Zwei Stunden später führte der 29-Jährige in einer weiteren Presserunde im Mercedes-Motorhome die Furcht vor einem Bremsplatten als Erklärung für die zweimalige "Flucht" durch den Notausgang jeweils in der "prima variante" an: "Ich hätte die Kurve noch schaffen können, aber dann wäre der Vorderreifen eckig gewesen und ich hätte einen zusätzlichen Boxenstopp gebraucht."
Nur teilweise überzeugend
Ein Argument, das nur teilweise überzeugt. Denn bei seinem ersten Fahrfehler in der neunten Runde lag der führende Rosberg rund vier Sekunden vor Hamilton. Der von der Pole-Position gestartete Brite war wegen eines Kupplungsdefektes auf Platz vier zurückgefallen, kämpfte sich aber bravourös wieder nach vorn. Erst im 29. Umlauf von 53 Runden fuhr er direkt hinter Rosberg und profitierte von dessen erneutem Bock in der ersten Schikane kampflos.

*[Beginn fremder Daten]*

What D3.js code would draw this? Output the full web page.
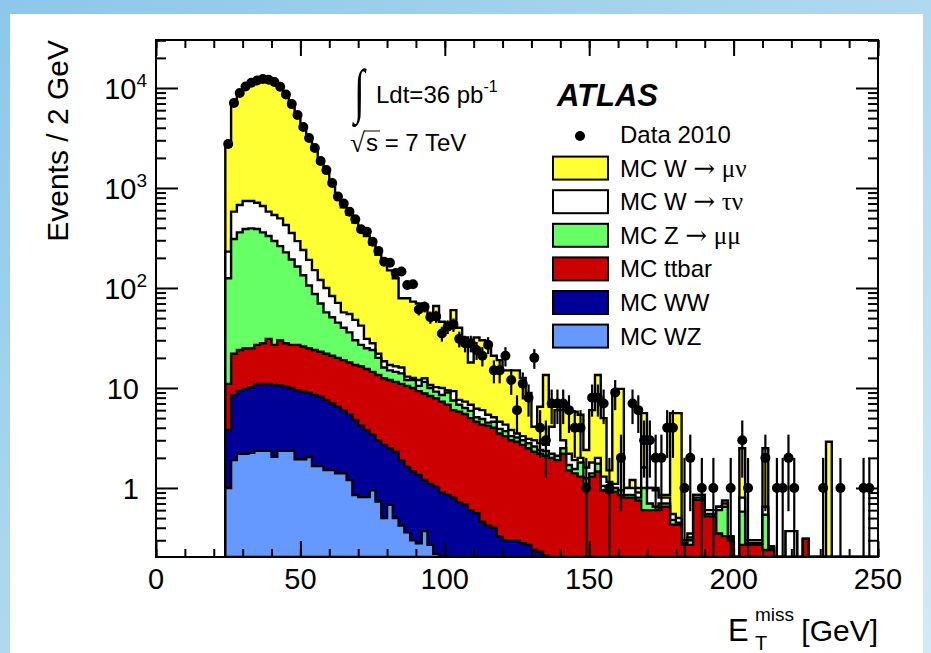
<!DOCTYPE html>
<html>
<head>
<meta charset="utf-8">
<script src="https://cdn.jsdelivr.net/npm/d3@7"></script>
<style>
  body { margin: 0; }
  text { font-family: "Liberation Sans", Arial, Helvetica, sans-serif; fill: #000; }
</style>
</head>
<body>
<svg id="chart" width="931" height="653"></svg>
<script>
// histogram binning (GeV)
var binStart = 24;
var binWidth = 2;

// data 2010, events per 2 GeV bin, starting at 24 GeV
var dataCounts = [
  2750, 7080, 8900, 10350, 11300, 11900, 12300, 12100, 11500, 10300,
  8600, 6900, 5370, 4070, 3160, 2510, 1860, 1510, 1120, 820,
  700, 580, 486, 386, 366, 290, 235, 183, 179, 141,
  146, 107, 109, 61, 65, 51, 52, 35, 41, 43,
  31, 28, 28, 24, 21, 27, 15, 15, 21, 12,
  6, 11, 8, 20, 4, 3, 7, 7, 7, 6,
  4, 4, 1, 8, 8, 7, 1, 9, 2, 0,
  7, 6, 3, 3, 2, 2, 4, 4, 0, 1,
  2, 0, 1, 0, 1, 0, 0, 1, 0, 3,
  1, 0, 0, 2, 0, 1, 1, 2, 1, 0,
  0, 0, 0, 1, 0, 0, 1, 0, 0, 0,
  1, 1, 0
];

// stacked MC, cumulative tops per bin (top of each coloured layer)
var stackWmunu = [
  2700, 6900, 8700, 10100, 11000, 11600, 12000, 11900, 11300, 10100,
  8400, 6700, 5200, 3950, 3050, 2420, 1800, 1450, 1080, 800,
  640, 540, 450, 370, 330, 270, 215, 180, 150, 125,
  79, 79, 73, 70, 66, 50, 66, 46, 45, 60,
  40, 32, 18, 32, 30, 28, 21, 19, 15, 15,
  15, 12.6, 8.9, 4.1, 6.5, 13.5, 6.5, 6.5, 6, 6,
  5.8, 5.4, 2.4, 6, 13.5, 5, 1.5, 9.5, 9.8, 1.0,
  1.2, 1.0, 5.6, 1.0, 1.0, 0.85, 0.85, 5.6, 5.6, 0.3,
  0.35, 0.85, 0.85, 0.6, 0.6, 0.65, 0.75, 0.33, 0, 2.5,
  0.3, 0.3, 0.3, 2.5, 0.26, 0, 0, 0.37, 0.37, 0,
  0.31, 0, 0, 0, 2.9, 0, 0, 0, 0, 0,
  0, 0, 0
];
var stackWtaunu = [
  231, 580, 676, 741, 741, 713, 660, 580, 537, 497,
  427, 355, 294, 240, 191, 151, 120, 100, 83, 71,
  57, 55, 48, 42, 31, 28, 22, 18.5, 17, 16.5,
  16, 13, 12.6, 12, 12.5, 10.7, 10.2, 10, 9.5, 9.3,
  7.6, 7.3, 6.8, 6.2, 6, 5.4, 5.1, 4.6, 4.3, 3.8,
  3.5, 3.3, 3.1, 3.0, 2.8, 2.7, 4.1, 6, 3.0, 2.2,
  1.9, 2.0, 1.6, 1.8, 2.0, 1.3, 1.15, 1.1, 2.0, 1.0,
  1.0, 0.9, 1.6, 1.0, 0.95, 0.8, 0.8, 0.55, 0.5, 0.3,
  0.32, 0.85, 0.85, 0.6, 0.6, 0.65, 0.7, 0.32, 0, 0.8,
  0.3, 0.3, 0.3, 0.65, 0.26, 0, 0, 0.37, 0.37, 0,
  0.31, 0, 0, 0, 0, 0, 0, 0, 0, 0,
  0, 0, 0
];
var stackZmumu = [
  125, 309, 360, 389, 395, 389, 360, 331, 295, 262,
  227, 193, 164, 134, 106, 87, 70, 57, 51, 45,
  40, 36, 30, 27, 25, 24, 20, 16, 15, 14.5,
  14, 12, 12, 10.5, 11.5, 10, 9.2, 8.5, 9, 7.5,
  6.8, 6.3, 5.9, 5.1, 4.9, 4.5, 4.6, 3.9, 3.7, 3.3,
  3.2, 3.0, 2.8, 2.6, 2.4, 2.35, 2.2, 2.1, 2.5, 1.7,
  1.55, 1.8, 1.25, 1.4, 1.75, 1.05, 1.0, 1.0, 0.95, 0.85,
  0.85, 0.8, 1.0, 0.7, 0.65, 0.7, 0.7, 0.48, 0.45, 0.28,
  0.3, 0.8, 0.8, 0.55, 0.55, 0.6, 0.65, 0.3, 0, 0.58,
  0.28, 0.28, 0.28, 0.54, 0.25, 0, 0, 0, 0, 0,
  0.31, 0, 0, 0, 0, 0, 0, 0, 0, 0,
  0, 0, 0
];
var stackTtbar = [
  11, 22, 24, 25, 25, 27, 28, 31, 27, 30,
  28, 27, 27, 26, 25, 24, 23, 22, 21, 20,
  19, 18, 17, 16.5, 15.5, 14.5, 13.5, 12.5, 12, 11.5,
  11, 10.5, 10, 9.3, 8.8, 8.3, 7.9, 7.3, 6.8, 6.0,
  5.8, 5.5, 5.0, 4.6, 4.3, 4.2, 4.0, 3.5, 3.3, 3.0,
  2.9, 2.7, 2.5, 2.3, 2.2, 2.1, 2.0, 1.9, 2.2, 1.5,
  1.4, 1.3, 1.1, 1.3, 1.46, 0.95, 0.9, 0.92, 0.85, 0.8,
  0.8, 0.75, 0.6, 0.6, 0.6, 0.65, 0.65, 0.43, 0.43, 0.27,
  0.27, 0.76, 0.76, 0.52, 0.52, 0.35, 0.33, 0.3, 0, 0.27,
  0.27, 0.27, 0.27, 0.24, 0.24, 0, 0, 0, 0, 0,
  0.31, 0, 0, 0, 0, 0, 0, 0, 0, 0,
  0, 0, 0
];
var stackWW = [
  3.8, 8.5, 9.5, 9.8, 10.2, 11, 11, 11, 10.7, 10.6,
  10.4, 10, 9.5, 9.2, 9.0, 8.5, 8.2, 7.6, 7.0, 6.5,
  6.0, 5.4, 4.8, 4.2, 3.8, 3.4, 3.0, 2.7, 2.5, 2.3,
  1.9, 1.63, 1.46, 1.35, 1.2, 1.1, 1.03, 0.9, 0.85, 0.8,
  0.72, 0.68, 0.6, 0.56, 0.46, 0.42, 0.4, 0.33, 0.3, 0.3,
  0.3, 0.28, 0.27, 0.24, 0.23, 0.21
];
var stackWZ = [
  1.0, 1.9, 2.2, 2.2, 2.25, 2.35, 2.35, 2.35, 2.05, 2.35,
  2.35, 2.35, 1.94, 1.94, 2.04, 1.66, 1.66, 1.51, 1.51, 1.4,
  1.4, 1.2, 0.85, 0.81, 0.81, 0.95, 0.73, 0.5, 0.68, 0.5,
  0.42, 0.36, 0.3, 0.28, 0.37, 0.27, 0.22, 0.2
];

var legendLabels = ['Data 2010', 'MC W \u2192 \u03bc\u03bd', 'MC W \u2192 \u03c4\u03bd',
  'MC Z \u2192 \u03bc\u03bc', 'MC ttbar', 'MC WW', 'MC WZ'];
var layerColors = ['#ffff33', '#ffffff', '#66ff66', '#cc0000', '#000099', '#6699ff'];
var xTickValues = [0, 50, 100, 150, 200, 250];
var yLabelExp = [0, 1, 2, 3, 4];

var frame = {left: 156, right: 878, top: 40, bottom: 557};
var yMin = 0.204, yMax = 30200;

var svg = d3.select('#chart');

// page background: blue gradient with white panel
var defs = svg.append('defs');
var grad = defs.append('linearGradient').attr('id', 'bg')
  .attr('x1', 0).attr('y1', 0).attr('x2', 1).attr('y2', 1);
grad.append('stop').attr('offset', '0%').attr('stop-color', '#8cc7e9');
grad.append('stop').attr('offset', '100%').attr('stop-color', '#d3eaf7');
svg.append('rect').attr('width', 931).attr('height', 653).attr('fill', 'url(#bg)');
svg.append('rect').attr('x', 10).attr('y', 14).attr('width', 913).attr('height', 660).attr('fill', '#fff');

defs.append('clipPath').attr('id', 'plotclip').append('rect')
  .attr('x', frame.left).attr('y', frame.top)
  .attr('width', frame.right - frame.left).attr('height', frame.bottom - frame.top);

var x = d3.scaleLinear().domain([0, 250]).range([frame.left, frame.right]);
var y = d3.scaleLog().domain([yMin, yMax]).range([frame.bottom, frame.top]);

function yc(v){
  return y(Math.max(v, yMin));
}

var plot = svg.append('g').attr('clip-path', 'url(#plotclip)');

// stacked histograms, drawn from the total down
var stacks = [stackWmunu, stackWtaunu, stackZmumu, stackTtbar, stackWW, stackWZ];

var area = d3.area()
  .curve(d3.curveStepAfter)
  .x(function(d){ return x(d.lo); })
  .y0(y(yMin))
  .y1(function(d){ return yc(d.v); });

stacks.forEach(function(vals, k){
  var pts = vals.map(function(v, i){
    return {lo: binStart + i*binWidth, v: v};
  });
  pts.push({lo: binStart + vals.length*binWidth, v: 0});
  plot.append('path')
    .datum(pts)
    .attr('d', area)
    .attr('fill', layerColors[k])
    .attr('stroke', '#000')
    .attr('stroke-width', 2.4)
    .attr('stroke-linejoin', 'miter');
});

// data points with sqrt(N) error bars
var dataPts = dataCounts.map(function(n, i){
  return {c: binStart + (i + 0.5)*binWidth, n: n};
}).filter(function(d){ return d.n > 0; });

plot.selectAll('line.err')
  .data(dataPts)
  .enter()
  .append('line')
  .attr('class', 'err')
  .attr('x1', function(d){ return x(d.c); })
  .attr('x2', function(d){ return x(d.c); })
  .attr('y1', function(d){ return yc(d.n + Math.sqrt(d.n)); })
  .attr('y2', function(d){ return yc(d.n - Math.sqrt(d.n)); })
  .attr('stroke', '#000')
  .attr('stroke-width', 2.2);

plot.selectAll('circle.pt')
  .data(dataPts)
  .enter()
  .append('circle')
  .attr('class', 'pt')
  .attr('cx', function(d){ return x(d.c); })
  .attr('cy', function(d){ return y(d.n); })
  .attr('r', 5)
  .attr('fill', '#000');

// axes: ticks inside the frame on all four sides
var xMinor = d3.range(0, 251, 10);
var yMinor = [];
for(var e = -1; e <= 4; e += 1){
  for(var m = 2; m <= 9; m += 1){
    var v = m*Math.pow(10, e);
    if(v > yMin && v < yMax) yMinor.push(v);
  }
}
var yMajor = yLabelExp.map(function(p){ return Math.pow(10, p); });

function addAxis(axis, transform){
  var g = svg.append('g').attr('transform', transform).call(axis);
  g.select('.domain').remove();
  g.selectAll('line').attr('stroke', '#000').attr('stroke-width', 2);
  g.selectAll('text').remove();
  return g;
}

addAxis(d3.axisBottom(x).tickValues(xMinor).tickSize(-8), 'translate(0,' + frame.bottom + ')');
addAxis(d3.axisBottom(x).tickValues(xTickValues).tickSize(-16), 'translate(0,' + frame.bottom + ')');
addAxis(d3.axisTop(x).tickValues(xMinor).tickSize(-8), 'translate(0,' + frame.top + ')');
addAxis(d3.axisTop(x).tickValues(xTickValues).tickSize(-16), 'translate(0,' + frame.top + ')');
addAxis(d3.axisLeft(y).tickValues(yMinor).tickSize(-10), 'translate(' + frame.left + ',0)');
addAxis(d3.axisLeft(y).tickValues(yMajor).tickSize(-22), 'translate(' + frame.left + ',0)');
addAxis(d3.axisRight(y).tickValues(yMinor).tickSize(-10), 'translate(' + frame.right + ',0)');
addAxis(d3.axisRight(y).tickValues(yMajor).tickSize(-22), 'translate(' + frame.right + ',0)');

svg.append('rect')
  .attr('x', frame.left).attr('y', frame.top)
  .attr('width', frame.right - frame.left).attr('height', frame.bottom - frame.top)
  .attr('fill', 'none').attr('stroke', '#000').attr('stroke-width', 2);

// tick labels
svg.selectAll('text.xl')
  .data(xTickValues)
  .enter()
  .append('text')
  .attr('class', 'xl')
  .attr('x', function(d){ return x(d); })
  .attr('y', 589)
  .attr('text-anchor', 'middle')
  .style('font-size', '29px')
  .text(function(d){ return d; });

yLabelExp.forEach(function(p){
  var t = svg.append('text')
    .attr('y', y(Math.pow(10, p)) + 11)
    .attr('text-anchor', 'end')
    .style('font-size', '29px');
  if(p === 0){
    t.attr('x', 139).text('1');
  } else if(p === 1){
    t.attr('x', 139).text('10');
  } else {
    t.attr('x', 147);
    t.append('tspan').text('10');
    t.append('tspan').attr('dy', -12).style('font-size', '19px').text(p);
  }
});

// axis titles
svg.append('text')
  .attr('transform', 'translate(68,40) rotate(-90)')
  .attr('text-anchor', 'end')
  .style('font-size', '30px')
  .text('Events / 2 GeV');

svg.append('text').attr('x', 728).attr('y', 641).style('font-size', '31px').text('E');
svg.append('text').attr('x', 755).attr('y', 621).style('font-size', '19px').text('miss');
svg.append('text').attr('x', 755).attr('y', 650).style('font-size', '20px').text('T');
svg.append('text').attr('x', 878).attr('y', 641).attr('text-anchor', 'end')
  .style('font-size', '30px').text('[GeV]');

// luminosity and energy labels
svg.append('text')
  .attr('transform', 'translate(354,111) scale(0.8,1.25)')
  .style('font-family', '"Liberation Serif", serif')
  .style('font-size', '48px')
  .text('\u222b');
var lum = svg.append('text').attr('x', 376).attr('y', 103).style('font-size', '24px');
lum.append('tspan').text('Ldt=36 pb');
lum.append('tspan').attr('dy', -11).style('font-size', '16px').text('-1');

svg.append('text').attr('x', 350).attr('y', 152)
  .style('font-family', '"Liberation Serif", serif').style('font-size', '27px').text('\u221a');
svg.append('line').attr('x1', 364).attr('x2', 380).attr('y1', 131).attr('y2', 131)
  .attr('stroke', '#000').attr('stroke-width', 1);
svg.append('text').attr('x', 366).attr('y', 151).style('font-size', '24px').text('s = 7 TeV');

svg.append('text')
  .attr('x', 557).attr('y', 106)
  .style('font-size', '31px')
  .style('font-weight', 'bold')
  .style('font-style', 'italic')
  .text('ATLAS');

// legend
var legend = svg.append('g');
legend.append('circle').attr('cx', 580).attr('cy', 136).attr('r', 5).attr('fill', '#000');

function legendText(sel, label){
  label.split('').forEach(function(ch){
    var t = sel.append('tspan').text(ch);
    if(ch === '\u2192'){
      t.style('font-family', '"DejaVu Serif", serif').style('font-size', '26px');
    } else if(/[\u03bc\u03bd\u03c4]/.test(ch)){
      t.style('font-family', '"Liberation Serif", "Times New Roman", serif').style('font-size', '25px');
    }
  });
}

legendLabels.forEach(function(label, i){
  var ty = 143 + i*33.6;
  if(i > 0){
    legend.append('rect')
      .attr('x', 553).attr('y', ty - 20)
      .attr('width', 55).attr('height', 23)
      .attr('fill', layerColors[i - 1])
      .attr('stroke', '#000').attr('stroke-width', 2);
  }
  var t = legend.append('text').attr('x', 620).attr('y', ty).style('font-size', '24px');
  legendText(t, label);
});
</script>
</body>
</html>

Die britische Presse sieht Hamilton nach den Rosberg-Patzern im Vorteil. "Hamilton siegt nach Rosbergs Zerbrechen", titelte "The Telegraph". Laut "Guardian" profitierte Hamilton von den Fehlern des "umherirrenden Rosberg". Es gab aber auch Gerüchte, dies sei ein abgekartetes Spiel gewesen, um nach der Reifenschlitz-Affäre von Spa das aufgeheizte Klima wieder etwas abzukühlen. Die "Daily Mail" fragte ketzerisch, ob das ein "Zerbrechen oder eine Täuschung" gewesen sei.
Rosberg als Slalomweltmeister
Mercedes-Motorsportchef Toto Wolff bezeichnete die beiden Fahrfehler als "nicht Nico like". Der Österreicher sprach dem problemlos durch die drei Reifenbarrieren kurvenden Rosberg Fähigkeiten "als Slalomweltmeister" zu.
Wolff hatte wie alle Teamverantwortlichen gleich mehrfach Grund zu Freude und Zufriedenheit. Nach dem Knatsch von Ungarn und der Kollision von Belgien ging es auf der Strecke zwischen den beiden Streithähnen endlich wieder friedlich zu. Der siebte Doppelerfolg dieser Saison war der Lohn. "Aus Teamsicht und um eine Balance herzustellen war dies das ideale Ergebnis", betonte Wolf. Es mache zudem "die meisten glücklich". Einzige Ausnahme dürfte Rosberg sein.
Beide Fehler zusammengerechnet kosteten Rosberg nach Berechnung des Fachmagazins "auto motor und sport" vier Sekunden. Der 29-Jährige verschenkte dadurch nicht nur seinen ersten Sieg im Königlichen Park, er erlitt auch einen Rückschlag im WM-Rennen. Statt seinen Vorsprung auf 36 Punkte ausbauen zu können, büßte der deutsche WM-Spitzenreiter (238) sieben Zähler ein und führt vor dem Großen Preis von Singapur mit 22 Punkten vor Hamilton (216).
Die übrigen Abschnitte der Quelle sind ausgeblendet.